Are there examples of conditionally complete vector lattices that are not subsets of measurable functions (with order induced by cone of non-negative functions)?
I ask, because there are results in this direction: every Hilbert lattice is isomorph to some $L^2$ with order induced by pointwise inequalities, every lattice on a Hilbert space with self-dual positive cone is isomorph to $L^2$.
Are there similar results that say: a conditionally complete lattice with some extra structure is isomorph to some $L^2$?
There are conditionally order complete vector lattices (even conditionally order complete Banach lattices) which are not isomorphic to an $L^2$-space. For instance, for every measure space $(\Omega,\mu)$ and for $p \in [1,\infty)$ the space $L^p(\Omega,\mu)$ is conditionally order complete. If $(\Omega,\mu)$ is $\sigma$-finite, then $L^\infty(\Omega,\mu)$ is conditionally order complete, too.
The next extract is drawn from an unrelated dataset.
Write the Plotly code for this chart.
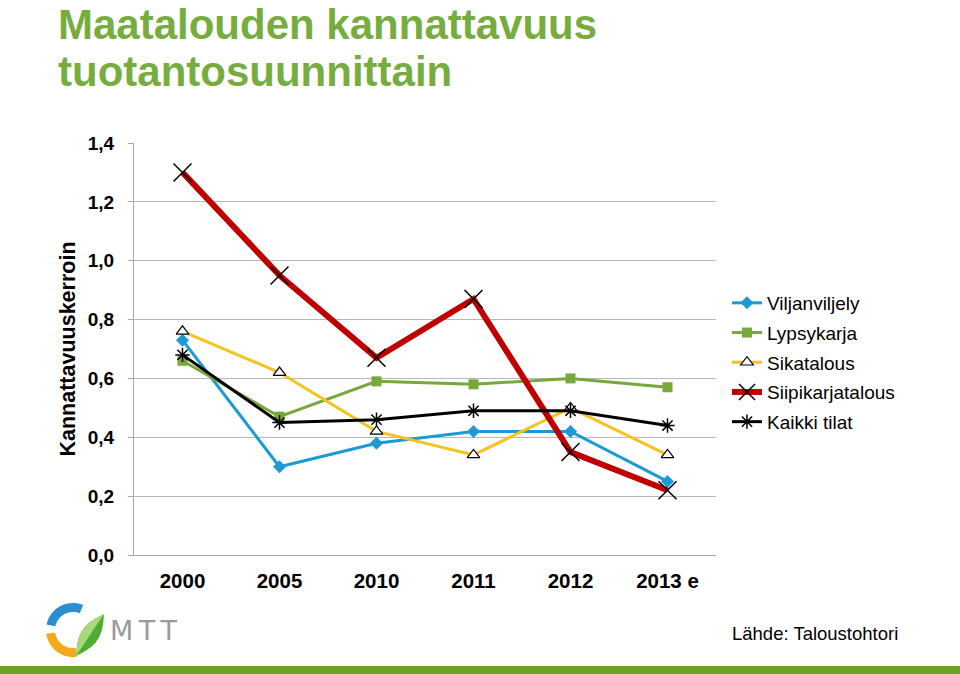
import numpy as np
import plotly.graph_objects as go

categories = ["2000", "2005", "2010", "2011", "2012", "2013 e"]
viljanviljely = [0.73, 0.30, 0.38, 0.42, 0.42, 0.25]
lypsykarja = [0.66, 0.47, 0.59, 0.58, 0.60, 0.57]
sikatalous = [0.76, 0.62, 0.42, 0.34, 0.50, 0.34]
siipikarja = [1.30, 0.95, 0.67, 0.87, 0.35, 0.22]
kaikki = [0.68, 0.45, 0.46, 0.49, 0.49, 0.44]
y_ticks = [0.0, 0.2, 0.4, 0.6, 0.8, 1.0, 1.2, 1.4]
y_ticklabels = [f"{v:.1f}".replace(".", ",") for v in y_ticks]

W, H = 960, 674
L, R, T, B = 134, 716, 143, 555

def px(x):
    return (x - L) / (R - L)

def py(y):
    return (B - y) / (B - T)

fig = go.Figure()
fig.add_trace(go.Scatter(x=categories, y=viljanviljely, name="Viljanviljely", mode="lines+markers",
                         legendgroup="a",
                         line=dict(color="#1b9ad6", width=3),
                         marker=dict(symbol="diamond", size=10, color="#1b9ad6")))
fig.add_trace(go.Scatter(x=categories, y=lypsykarja, name="Lypsykarja", mode="lines+markers",
                         legendgroup="b",
                         line=dict(color="#77a83b", width=3),
                         marker=dict(symbol="square", size=10, color="#77a83b")))
fig.add_trace(go.Scatter(x=categories, y=sikatalous, name="Sikatalous", mode="lines+markers",
                         legendgroup="c",
                         line=dict(color="#f5c31c", width=3),
                         marker=dict(symbol="triangle-up", size=11, color="white",
                                     line=dict(color="black", width=1.2))))
fig.add_trace(go.Scatter(x=categories, y=siipikarja, name="Siipikarjatalous", mode="lines+markers",
                         legendgroup="d",
                         line=dict(color="#c00000", width=6),
                         marker=dict(symbol="x-thin", size=18, color="black",
                                     line=dict(color="black", width=1.5))))
fig.add_trace(go.Scatter(x=categories, y=kaikki, name="Kaikki tilat", mode="lines+markers",
                         legendgroup="e",
                         line=dict(color="black", width=3),
                         marker=dict(symbol="asterisk", size=12, color="black",
                                     line=dict(color="black", width=1.5))))

shapes = []
# bottom green band
shapes.append(dict(type="rect", xref="paper", yref="paper", x0=px(0), x1=px(W), y0=py(676), y1=py(666),
                   fillcolor="#6aa329", line=dict(width=0), layer="above"))

# logo arcs
cx, cy = 73, 630

def poly_path(pts):
    return "M " + " L ".join(f"{px(x):.5f},{py(y):.5f}" for x, y in pts) + " Z"

def arc_path(a0, a1, r_out, r_in):
    a = np.linspace(np.radians(a0), np.radians(a1), 30)
    pts_out = [(cx + r_out * np.cos(t), cy - r_out * np.sin(t)) for t in a]
    pts_in = [(cx + r_in * np.cos(t), cy - r_in * np.sin(t)) for t in a[::-1]]
    return poly_path(pts_out + pts_in)

shapes.append(dict(type="path", xref="paper", yref="paper", path=arc_path(68, 168, 27, 18),
                   fillcolor="#2a8fd0", line=dict(width=0), layer="above"))
shapes.append(dict(type="path", xref="paper", yref="paper", path=arc_path(188, 278, 27, 18),
                   fillcolor="#f2a91c", line=dict(width=0), layer="above"))
# leaf
t = np.linspace(0, np.pi, 20)
p0 = np.array([76.0, 656.0])
p1 = np.array([104.0, 614.0])
d = p1 - p0
n = np.array([d[1], -d[0]]) / np.linalg.norm(d)
upper = [tuple(p0 + d * s + n * 9 * np.sin(np.pi * s)) for s in np.linspace(0, 1, 20)]
lower = [tuple(p0 + d * s - n * 9 * np.sin(np.pi * s)) for s in np.linspace(1, 0, 20)]
shapes.append(dict(type="path", xref="paper", yref="paper", path=poly_path(upper + lower),
                   fillcolor="#4fae32", line=dict(width=0), layer="above"))
mid = [tuple(p0 + d * s) for s in np.linspace(1, 0, 20)]
shapes.append(dict(type="path", xref="paper", yref="paper", path=poly_path(upper + mid),
                   fillcolor="#a9d77c", line=dict(width=0), layer="above"))

annotations = [
    dict(text="<b>Maatalouden kannattavuus</b>", xref="paper", yref="paper", x=px(57), y=py(0),
         xanchor="left", yanchor="top", showarrow=False, borderpad=0,
         font=dict(family="Liberation Sans, Arial", size=42, color="#77ad3e")),
    dict(text="<b>tuotantosuunnittain</b>", xref="paper", yref="paper", x=px(57), y=py(47),
         xanchor="left", yanchor="top", showarrow=False, borderpad=0,
         font=dict(family="Liberation Sans, Arial", size=42, color="#77ad3e")),
    dict(text="Lähde: Taloustohtori", xref="paper", yref="paper", x=px(730), y=py(633),
         xanchor="left", yanchor="middle", showarrow=False,
         font=dict(family="Liberation Sans, Arial", size=18.5, color="black")),
    dict(text="M\u2009T\u2009T", xref="paper", yref="paper", x=px(108), y=py(630),
         xanchor="left", yanchor="middle", showarrow=False,
         font=dict(family="DejaVu Sans, Arial", size=27, color="#9a9a9a")),
]

fig.update_layout(
    width=W, height=H,
    margin=dict(l=L, r=W - R, t=T, b=H - B, autoexpand=False),
    paper_bgcolor="white", plot_bgcolor="white",
    font=dict(family="Liberation Sans, Arial", color="black"),
    showlegend=True,
    legend=dict(x=px(727), y=py(284), xanchor="left", yanchor="top",
                font=dict(size=19, family="Liberation Sans, Arial"),
                tracegroupgap=2, itemwidth=30, bgcolor="rgba(0,0,0,0)"),
    xaxis=dict(type="category", range=[-0.5, len(categories) - 0.5],
               showgrid=False, showline=True, linecolor="#a6a6a6", linewidth=1,
               ticks="", tickfont=dict(size=20.5, family="Liberation Sans, Arial", color="black"),
               ticklabelstandoff=7, tickprefix="<b>", ticksuffix="</b>"),
    yaxis=dict(range=[0, 1.4], tickvals=y_ticks, ticktext=[f"<b>{t}</b>" for t in y_ticklabels],
               showgrid=True, gridcolor="#b8b8b8", gridwidth=1, showline=True, linecolor="#a6a6a6",
               ticks="outside", ticklen=5, tickcolor="#a6a6a6",
               tickfont=dict(size=19, family="Liberation Sans, Arial", color="black"),
               ticklabelstandoff=10, zeroline=False,
               title=dict(text="<b>Kannattavuuskerroin</b>", standoff=6,
                          font=dict(size=21.5, family="Liberation Sans, Arial", color="black"))),
    shapes=shapes,
    annotations=annotations,
)

fig.write_html("out.html", config={"displayModeBar": False},
               post_script="document.body.style.margin='0';document.body.style.overflow='hidden';")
If an $L^p$-space is infinite-dimensional and $p \not=2$, then it is not Banach space isomorphic to an $L^2$-space. Hence, it is not vector lattice isomorphic to an $L^2$-space, either (since each vector lattice isomorphism between two Banach lattices is automatically a Banach space isomorphism).
On the other hand, there are various representation theorems on how Archimedean vector lattices can be represented as sublattices of certain function spaces. An overview over many such representation thereoms can be found in Chapter 7 of the classical book "Riesz Spaces I" (1971) by Luxemburg and Zaanen.
In particular, every Archimedean vector lattice is a sublattice of a space of functions (but these functions might take the values $\infty$ and $-\infty$ on a "small" subset of their domain). This is the content of [op. cit., Section 44 in Chapter 7].